-------- DATASET CONTENT
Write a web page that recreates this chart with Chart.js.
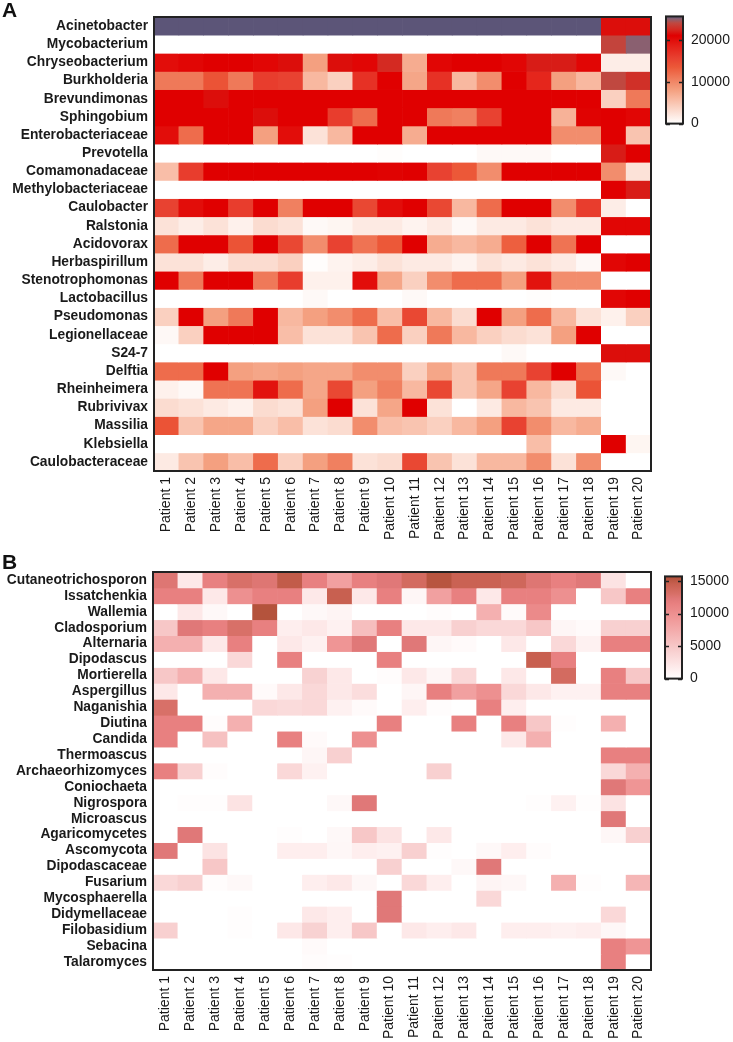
<!DOCTYPE html>
<html>
<head>
<meta charset="utf-8"/>
<title>Heatmaps</title>
<script src="https://cdn.jsdelivr.net/npm/chart.js@4.4.1/dist/chart.umd.min.js"></script>
<style>
  body { margin:0; background:#fff; width:733px; height:1042px; position:relative; overflow:hidden; }
  canvas { position:absolute; }
  .panel { position:absolute; font-family:"Liberation Sans", Arial, sans-serif; font-weight:bold; font-size:21px; line-height:21px; color:#111; z-index:2; }
</style>
</head>
<body>
<canvas id="heatA" width="733" height="545" style="left:0;top:0"></canvas>
<canvas id="barA" width="73" height="140" style="left:660px;top:0"></canvas>
<canvas id="heatB" width="733" height="497" style="left:0;top:545px"></canvas>
<canvas id="barB" width="73" height="135" style="left:660px;top:560px"></canvas>
<div class="panel" style="left:2px;top:-1px">A</div>
<div class="panel" style="left:2px;top:551px">B</div>
<script>
// ---- data ----
const patients = ['Patient 1','Patient 2','Patient 3','Patient 4','Patient 5','Patient 6','Patient 7','Patient 8','Patient 9','Patient 10',
  'Patient 11','Patient 12','Patient 13','Patient 14','Patient 15','Patient 16','Patient 17','Patient 18','Patient 19','Patient 20'];

const bacteria = ['Acinetobacter','Mycobacterium','Chryseobacterium','Burkholderia','Brevundimonas','Sphingobium','Enterobacteriaceae',
  'Prevotella','Comamonadaceae','Methylobacteriaceae','Caulobacter','Ralstonia','Acidovorax','Herbaspirillum','Stenotrophomonas',
  'Lactobacillus','Pseudomonas','Legionellaceae','S24-7','Delftia','Rheinheimera','Rubrivivax','Massilia','Klebsiella','Caulobacteraceae'];

const bacteriaCounts = [
  [26000,26000,26000,26000,26000,26000,26000,26000,26000,26000,26000,26000,26000,26000,26000,26000,26000,26000,21500,21500],
  [0,0,0,0,0,0,0,0,0,0,0,0,0,0,0,0,0,0,23800,25000],
  [20000,20500,21000,21000,20500,21500,8000,21500,20500,22500,7000,20500,21000,21000,20500,22000,22000,20500,1500,1500],
  [11000,11000,14000,11000,16000,15500,6000,4000,17000,21000,7500,17000,6000,9500,21000,18000,8000,6000,24000,22800],
  [21000,21000,21500,21000,21000,21000,21000,21000,21000,21000,21000,21000,21000,21000,21000,21000,21000,21000,4000,11000],
  [21000,21000,21000,21000,21500,21000,21000,16000,12000,21000,21000,11000,10500,15500,21000,21000,6500,20800,21000,20500],
  [20000,12000,21000,21000,8000,20000,2500,6000,21000,21000,7000,21000,21000,21000,21000,21000,9500,9500,21000,5000],
  [0,0,0,0,0,0,0,0,0,200,0,0,0,500,500,500,0,0,22000,21000],
  [5500,16000,21000,21000,21000,21000,21000,21000,21000,20800,21000,15500,13500,9500,21000,21000,21000,21000,9500,2500],
  [0,0,0,0,0,0,0,0,0,0,0,0,0,0,0,0,0,0,21000,22000],
  [15500,20000,21000,16000,21000,10500,21000,21000,15000,20000,21000,15000,6000,12000,21000,21000,9500,16000,1500,0],
  [2500,1500,2500,1200,3000,2500,500,800,1800,1800,1000,1800,600,1800,1800,2500,1800,1800,20500,20500],
  [12000,21000,21000,14000,21000,15000,9500,15500,11500,13500,21000,7000,6000,7000,13000,21000,11500,21000,0,0],
  [2500,2500,1500,3000,3000,4000,200,1000,1500,2500,1800,1800,1000,2500,1800,2500,1800,600,20500,21000],
  [21000,11000,21000,21000,11000,16000,1200,1200,20000,7500,4000,9500,12000,12000,8000,19500,9500,9500,0,0],
  [0,0,0,0,0,0,500,0,0,0,500,0,0,0,0,200,0,0,20500,21000],
  [4000,21000,8000,11000,21000,6000,8000,9500,12000,5500,15000,6000,3000,21000,8000,12000,6000,2500,1200,4000],
  [600,4000,21000,21000,21000,5500,2500,2500,5000,12000,4000,11000,6000,4000,3000,2500,8000,21000,0,0],
  [0,0,0,0,0,0,0,0,0,0,0,0,0,0,500,0,0,0,21500,21500],
  [12000,12000,21000,8000,7500,8000,7500,7500,9500,9500,4000,7500,5000,11000,11000,15500,21000,12000,500,0],
  [1200,600,11500,11500,19500,12000,7500,15000,8000,10500,6000,15000,5000,7500,15500,6000,3000,14000,0,0],
  [3000,2500,1800,1200,3000,2500,8000,21000,2500,7500,21000,2500,0,1800,6000,5000,1800,1800,0,0],
  [14000,5000,7500,7500,4000,5500,2500,3000,9500,5500,5000,4000,6000,8000,15500,9500,6000,7000,0,0],
  [0,0,0,0,0,0,0,0,0,0,0,0,0,0,0,5500,0,0,21000,800],
  [1800,5000,8000,5500,12000,4000,8000,10500,2500,3000,15000,5000,2500,6000,6000,9500,2500,9500,0,0]
];

const fungi = ['Cutaneotrichosporon','Issatchenkia','Wallemia','Cladosporium','Alternaria','Dipodascus','Mortierella','Aspergillus',
  'Naganishia','Diutina','Candida','Thermoascus','Archaeorhizomyces','Coniochaeta','Nigrospora','Microascus','Agaricomycetes',
  'Ascomycota','Dipodascaceae','Fusarium','Mycosphaerella','Didymellaceae','Filobasidium','Sebacina','Talaromyces'];

const fungiCounts = [
  [12500,2000,11500,13000,12500,14800,11500,8500,11500,12300,13500,15300,14300,14300,13800,12500,11500,12300,2500,0],
  [11500,11500,2000,10000,11500,11500,2000,14500,2000,11500,800,8500,11500,2000,11500,11500,10000,0,5000,11500],
  [0,2000,600,0,15500,0,600,1000,0,0,0,300,0,7000,400,10500,0,0,0,0],
  [5000,12300,11500,13000,11500,1500,2000,1200,5800,11500,2000,2000,4200,3500,3500,5000,800,400,4200,4200],
  [7000,7000,2000,11500,0,2000,1200,9500,12300,0,12300,800,400,0,2000,0,3500,1200,11500,11500],
  [0,0,0,3500,0,11500,0,0,0,11500,0,0,0,0,0,14500,11500,0,0,0],
  [5000,7000,2000,0,0,0,4000,2000,0,300,2000,800,3500,0,2000,0,13500,0,11500,5000],
  [2000,0,7000,7000,400,2000,3500,2000,3000,0,800,11500,8500,10000,3500,2000,1200,1200,11500,11500],
  [13000,0,0,0,3500,3200,3500,1200,400,0,1500,300,0,11500,1500,0,0,0,0,0],
  [11500,11500,300,7000,0,0,0,0,0,11500,0,0,11500,0,11500,5000,200,0,7000,0],
  [11500,0,5500,0,0,11500,400,0,10000,0,0,0,0,0,2000,7000,0,0,0,0],
  [0,0,0,0,0,0,800,4200,0,0,0,0,0,0,0,0,0,0,11500,11500],
  [11500,4200,300,0,0,3500,1200,0,0,0,0,4200,0,0,0,0,0,0,3500,7000],
  [0,0,0,0,0,0,0,0,0,0,0,0,0,0,0,0,0,0,12300,9500],
  [0,200,200,2500,0,0,0,600,12300,0,0,0,0,0,0,200,1200,200,2500,0],
  [0,0,0,0,0,0,0,0,0,0,0,0,0,0,0,0,0,0,12300,0],
  [0,12300,0,0,0,200,0,600,5000,2500,0,2000,0,0,0,0,0,0,700,4200],
  [12300,0,2500,0,0,1500,1500,700,1500,1200,4200,200,0,600,1500,300,0,0,0,0],
  [0,0,5000,0,0,0,0,0,0,4200,0,0,600,12300,0,0,0,0,0,0],
  [3500,4200,300,600,0,0,1500,2000,700,0,3500,1500,0,1000,700,0,7000,200,0,6500],
  [0,0,0,0,0,0,0,0,0,12300,0,0,0,3500,0,0,0,0,0,0],
  [0,0,0,200,0,0,2000,1500,0,12300,0,0,0,0,0,0,0,0,3500,0],
  [4200,0,0,200,0,2000,4000,1500,5000,0,2000,1500,2000,0,1500,1500,1200,1500,700,0],
  [0,0,0,0,0,0,400,0,0,0,0,0,0,0,0,0,0,0,11500,9500],
  [0,0,0,0,0,0,300,200,0,0,0,0,0,0,0,0,0,0,11500,0]
];

const ticksA = [0, 10000, 20000];
const ticksB = [0, 5000, 10000, 15000];

// ---- colour scales ----
const paletteA = [[0,'#ffffff'],[4000,'#fad0c0'],[6000,'#f8b8a0'],[8000,'#f4a080'],[10500,'#f08060'],[13500,'#ec5838'],
  [15700,'#e84030'],[18500,'#e42018'],[21000,'#e00000'],[22500,'#d42a22'],[24000,'#c04840'],[25000,'#8a6070'],[25600,'#5c5578']];
const paletteB = [[0,'#ffffff'],[2000,'#fde8e8'],[4200,'#f8d0d0'],[7000,'#f4b0b0'],[9200,'#f09898'],[11500,'#e88080'],
  [12300,'#e07878'],[13000,'#d87068'],[14500,'#c86050'],[15700,'#b05038']];

Chart.defaults.font.family = '"Liberation Sans", Arial, sans-serif';
Chart.defaults.color = '#1a1a1a';

function hexRgb(h) { return [1, 3, 5].map(i => parseInt(h.substr(i, 2), 16)); }

function colorAt(pal, v) {
  if (v <= pal[0][0]) return pal[0][1];
  for (let i = 1; i < pal.length; i++) {
    if (v <= pal[i][0]) {
      const t = (v - pal[i-1][0]) / (pal[i][0] - pal[i-1][0]);
      const a = hexRgb(pal[i-1][1]), b = hexRgb(pal[i][1]);
      return 'rgb(' + a.map((c, k) => Math.round(c + (b[k] - c) * t)).join(',') + ')';
    }
  }
  return pal[pal.length - 1][1];
}

const frame = {
  id: 'frame',
  afterDatasetsDraw(chart) {
    const a = chart.chartArea, ctx = chart.ctx;
    ctx.save();
    ctx.strokeStyle = '#222';
    ctx.lineWidth = 2;
    ctx.strokeRect(a.left, a.top, a.right - a.left, a.bottom - a.top);
    ctx.restore();
  }
};

const tickMarks = {
  id: 'tickMarks',
  afterDatasetsDraw(chart) {
    const a = chart.chartArea, ctx = chart.ctx, y = chart.scales.y;
    ctx.save();
    ctx.strokeStyle = '#222';
    ctx.lineWidth = 1.5;
    y.ticks.forEach(t => {
      const py = Math.round(y.getPixelForValue(t.value)) + 0.5;
      ctx.beginPath();
      ctx.moveTo(a.left, py); ctx.lineTo(a.left + 4, py);
      ctx.moveTo(a.right - 4, py); ctx.lineTo(a.right, py);
      ctx.stroke();
    });
    ctx.restore();
  }
};

function heatConfig(rows, values, pal, padTop, leftW, axisH) {
  return {
    type: 'bar',
    data: {
      labels: patients,
      datasets: rows.map((name, r) => ({
        label: name,
        data: patients.map(() => [r, r + 1]),
        backgroundColor: values[r].map(v => colorAt(pal, v)),
        borderWidth: 0,
        barPercentage: 1,
        categoryPercentage: 1,
        grouped: false
      }))
    },
    options: {
      responsive: false,
      animation: false,
      devicePixelRatio: 1,
      layout: { padding: { top: padTop, right: 82, left: 0, bottom: 0 } },
      plugins: { legend: { display: false }, tooltip: { enabled: false } },
      scales: {
        x: {
          grid: { display: false, drawTicks: false },
          border: { display: false },
          ticks: { minRotation: 90, maxRotation: 90, autoSkip: false, padding: 6, font: { size: 14 } },
          afterFit: s => { s.height = axisH; }
        },
        y: {
          min: 0, max: rows.length, reverse: true,
          grid: { display: false, drawTicks: false },
          border: { display: false },
          afterBuildTicks: s => { s.ticks = rows.map((_, i) => ({ value: i + 0.5 })); },
          ticks: { autoSkip: false, padding: 6, font: { size: 13.8, weight: 'bold' }, callback: (v, i) => rows[i] },
          afterFit: s => { s.width = leftW; }
        }
      }
    },
    plugins: [frame]
  };
}

function barConfig(pal, max, tickVals, pad, axisW) {
  return {
    type: 'bar',
    data: {
      labels: [''],
      datasets: [{
        data: [[0, max]],
        backgroundColor: ctx => {
          const chart = ctx.chart;
          if (!chart.chartArea) return null;
          const y = chart.scales.y;
          const g = chart.ctx.createLinearGradient(0, y.getPixelForValue(0), 0, y.getPixelForValue(max));
          pal.forEach(([v, c]) => g.addColorStop(Math.min(1, v / max), c));
          return g;
        },
        borderWidth: 0,
        barPercentage: 1,
        categoryPercentage: 1
      }]
    },
    options: {
      responsive: false,
      animation: false,
      devicePixelRatio: 1,
      layout: { padding: pad },
      plugins: { legend: { display: false }, tooltip: { enabled: false } },
      scales: {
        x: { display: false },
        y: {
          position: 'right', min: 0, max: max,
          grid: { display: false, drawTicks: false },
          border: { display: false },
          afterBuildTicks: s => { s.ticks = tickVals.map(v => ({ value: v })); },
          ticks: { padding: 8, font: { size: 14 }, callback: v => String(v) },
          afterFit: s => { s.width = axisW; }
        }
      }
    },
    plugins: [frame, tickMarks]
  };
}

new Chart(document.getElementById('heatA'), heatConfig(bacteria, bacteriaCounts, paletteA, 17, 154, 74));
new Chart(document.getElementById('heatB'), heatConfig(fungi, fungiCounts, paletteB, 27, 153, 72));
new Chart(document.getElementById('barA'), barConfig(paletteA, 25600, ticksA, { left: 6, top: 16, bottom: 12, right: 0 }, 50));
new Chart(document.getElementById('barB'), barConfig(paletteB, 15700, ticksB, { left: 5, top: 12, bottom: 13, right: 0 }, 51));
</script>
</body>
</html>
----------------
→ **TASK BRIEF**
Leave out any pictures and return exactly the lines from the beginning of the data through the line with "18','Patient 19','Patient 20'];", inclusive.

→ **EXERCISE OUTPUT**
Write a web page that recreates this chart with Chart.js.
<!DOCTYPE html>
<html>
<head>
<meta charset="utf-8"/>
<title>Heatmaps</title>
<script src="https://cdn.jsdelivr.net/npm/chart.js@4.4.1/dist/chart.umd.min.js"></script>
<style>
  body { margin:0; background:#fff; width:733px; height:1042px; position:relative; overflow:hidden; }
  canvas { position:absolute; }
  .panel { position:absolute; font-family:"Liberation Sans", Arial, sans-serif; font-weight:bold; font-size:21px; line-height:21px; color:#111; z-index:2; }
</style>
</head>
<body>
<canvas id="heatA" width="733" height="545" style="left:0;top:0"></canvas>
<canvas id="barA" width="73" height="140" style="left:660px;top:0"></canvas>
<canvas id="heatB" width="733" height="497" style="left:0;top:545px"></canvas>
<canvas id="barB" width="73" height="135" style="left:660px;top:560px"></canvas>
<div class="panel" style="left:2px;top:-1px">A</div>
<div class="panel" style="left:2px;top:551px">B</div>
<script>
// ---- data ----
const patients = ['Patient 1','Patient 2','Patient 3','Patient 4','Patient 5','Patient 6','Patient 7','Patient 8','Patient 9','Patient 10',
  'Patient 11','Patient 12','Patient 13','Patient 14','Patient 15','Patient 16','Patient 17','Patient 18','Patient 19','Patient 20'];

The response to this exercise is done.